• Goal
Copy exactly the lines from the beginning of the data down to and including the line holding "color='#993366', edgecolor='black', linewidth=1, zorder=3)", without any pictures.

• The input
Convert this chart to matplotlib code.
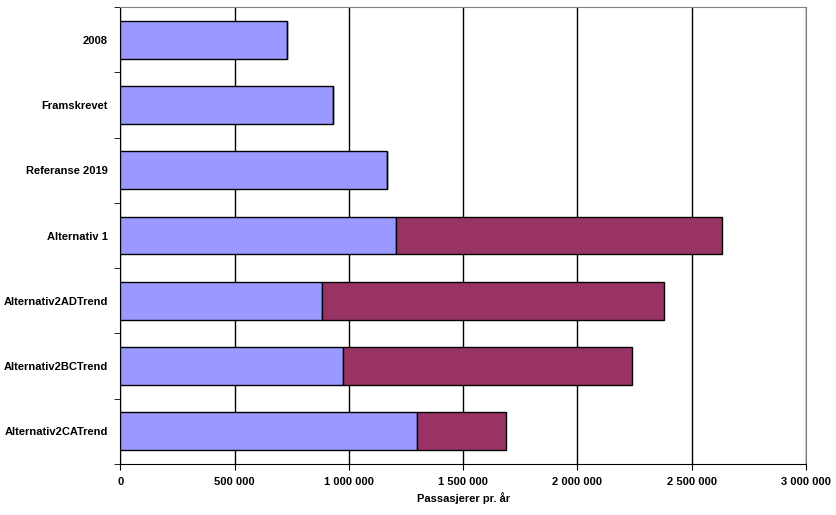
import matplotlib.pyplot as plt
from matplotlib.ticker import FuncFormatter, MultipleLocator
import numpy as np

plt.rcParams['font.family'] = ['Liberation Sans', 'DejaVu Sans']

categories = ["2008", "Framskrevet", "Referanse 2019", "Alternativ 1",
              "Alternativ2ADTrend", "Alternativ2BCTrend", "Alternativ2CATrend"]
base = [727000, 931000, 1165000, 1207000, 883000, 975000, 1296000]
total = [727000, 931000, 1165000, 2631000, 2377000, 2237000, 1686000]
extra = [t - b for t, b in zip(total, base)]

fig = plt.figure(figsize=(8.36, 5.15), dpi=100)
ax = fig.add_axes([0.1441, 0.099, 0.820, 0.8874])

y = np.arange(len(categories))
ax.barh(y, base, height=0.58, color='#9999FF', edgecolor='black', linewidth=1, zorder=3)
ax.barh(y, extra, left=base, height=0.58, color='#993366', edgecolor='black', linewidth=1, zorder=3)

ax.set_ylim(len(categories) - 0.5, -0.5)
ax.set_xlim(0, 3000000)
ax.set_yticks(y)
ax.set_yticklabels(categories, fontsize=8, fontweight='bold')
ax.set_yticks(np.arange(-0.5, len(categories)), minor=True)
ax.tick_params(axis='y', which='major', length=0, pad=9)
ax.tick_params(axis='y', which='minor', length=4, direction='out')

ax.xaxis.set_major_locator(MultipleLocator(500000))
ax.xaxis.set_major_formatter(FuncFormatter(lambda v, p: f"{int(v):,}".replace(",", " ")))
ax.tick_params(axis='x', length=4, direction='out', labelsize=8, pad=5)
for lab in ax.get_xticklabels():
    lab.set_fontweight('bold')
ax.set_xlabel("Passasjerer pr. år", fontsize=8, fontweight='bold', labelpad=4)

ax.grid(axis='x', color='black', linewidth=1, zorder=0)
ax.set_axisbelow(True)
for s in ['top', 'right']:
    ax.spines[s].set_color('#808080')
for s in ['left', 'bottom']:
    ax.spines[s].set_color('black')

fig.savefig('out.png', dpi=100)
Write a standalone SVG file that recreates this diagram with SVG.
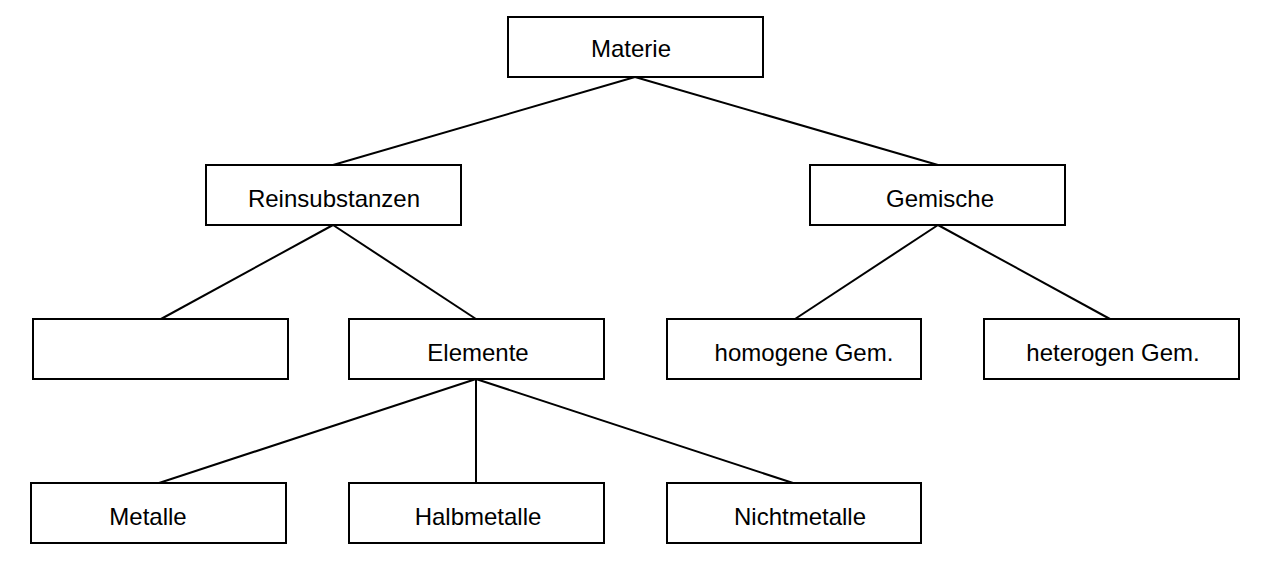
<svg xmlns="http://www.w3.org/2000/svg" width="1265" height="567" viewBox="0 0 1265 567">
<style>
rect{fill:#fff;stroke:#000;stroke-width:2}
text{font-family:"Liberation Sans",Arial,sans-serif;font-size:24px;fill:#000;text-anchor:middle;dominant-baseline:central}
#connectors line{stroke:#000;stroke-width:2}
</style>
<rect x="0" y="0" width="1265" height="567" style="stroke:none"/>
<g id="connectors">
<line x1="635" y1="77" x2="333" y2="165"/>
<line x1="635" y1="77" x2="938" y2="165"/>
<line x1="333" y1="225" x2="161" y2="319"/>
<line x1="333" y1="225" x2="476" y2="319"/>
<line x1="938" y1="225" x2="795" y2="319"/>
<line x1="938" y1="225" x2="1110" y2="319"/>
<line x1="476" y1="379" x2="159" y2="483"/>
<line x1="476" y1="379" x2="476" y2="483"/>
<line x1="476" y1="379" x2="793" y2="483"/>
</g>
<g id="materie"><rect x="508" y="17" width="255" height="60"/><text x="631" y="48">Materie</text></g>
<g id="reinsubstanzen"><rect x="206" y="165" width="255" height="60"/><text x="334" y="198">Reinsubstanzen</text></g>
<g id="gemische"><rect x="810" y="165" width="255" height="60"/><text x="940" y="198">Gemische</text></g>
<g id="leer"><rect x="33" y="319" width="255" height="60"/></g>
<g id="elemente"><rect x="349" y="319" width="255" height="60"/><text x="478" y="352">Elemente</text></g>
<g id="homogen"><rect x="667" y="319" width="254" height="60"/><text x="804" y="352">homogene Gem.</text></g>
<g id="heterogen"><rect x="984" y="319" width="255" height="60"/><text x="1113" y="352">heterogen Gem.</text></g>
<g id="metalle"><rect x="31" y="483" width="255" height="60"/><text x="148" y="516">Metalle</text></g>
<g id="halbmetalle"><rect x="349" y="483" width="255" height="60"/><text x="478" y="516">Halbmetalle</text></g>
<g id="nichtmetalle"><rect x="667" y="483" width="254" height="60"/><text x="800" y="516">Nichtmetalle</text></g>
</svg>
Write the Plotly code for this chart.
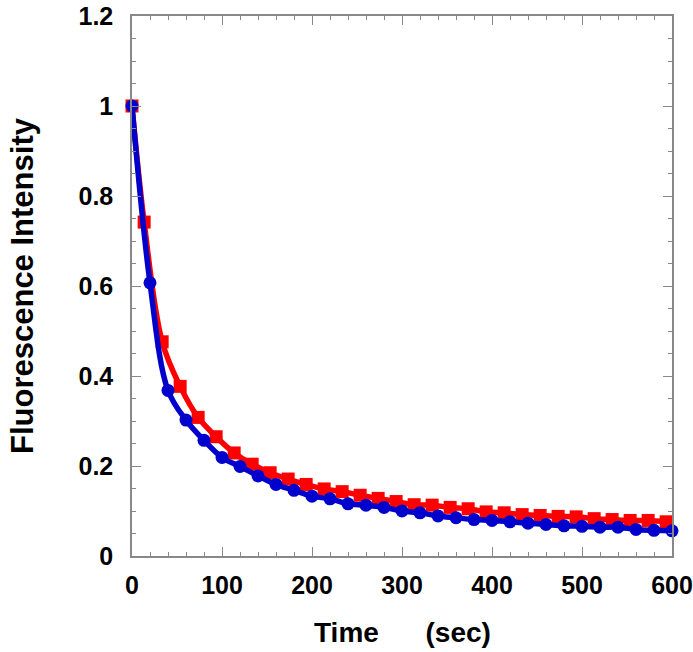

• Result for this exercise
Convert this chart to matplotlib code.
import matplotlib.pyplot as plt
from matplotlib.ticker import FuncFormatter, MultipleLocator
import numpy as np

plt.rcParams['font.family'] = ['Liberation Sans', 'DejaVu Sans']

categories = ["2008", "Framskrevet", "Referanse 2019", "Alternativ 1",
              "Alternativ2ADTrend", "Alternativ2BCTrend", "Alternativ2CATrend"]
base = [727000, 931000, 1165000, 1207000, 883000, 975000, 1296000]
total = [727000, 931000, 1165000, 2631000, 2377000, 2237000, 1686000]
extra = [t - b for t, b in zip(total, base)]

fig = plt.figure(figsize=(8.36, 5.15), dpi=100)
ax = fig.add_axes([0.1441, 0.099, 0.820, 0.8874])

y = np.arange(len(categories))
ax.barh(y, base, height=0.58, color='#9999FF', edgecolor='black', linewidth=1, zorder=3)
ax.barh(y, extra, left=base, height=0.58, color='#993366', edgecolor='black', linewidth=1, zorder=3)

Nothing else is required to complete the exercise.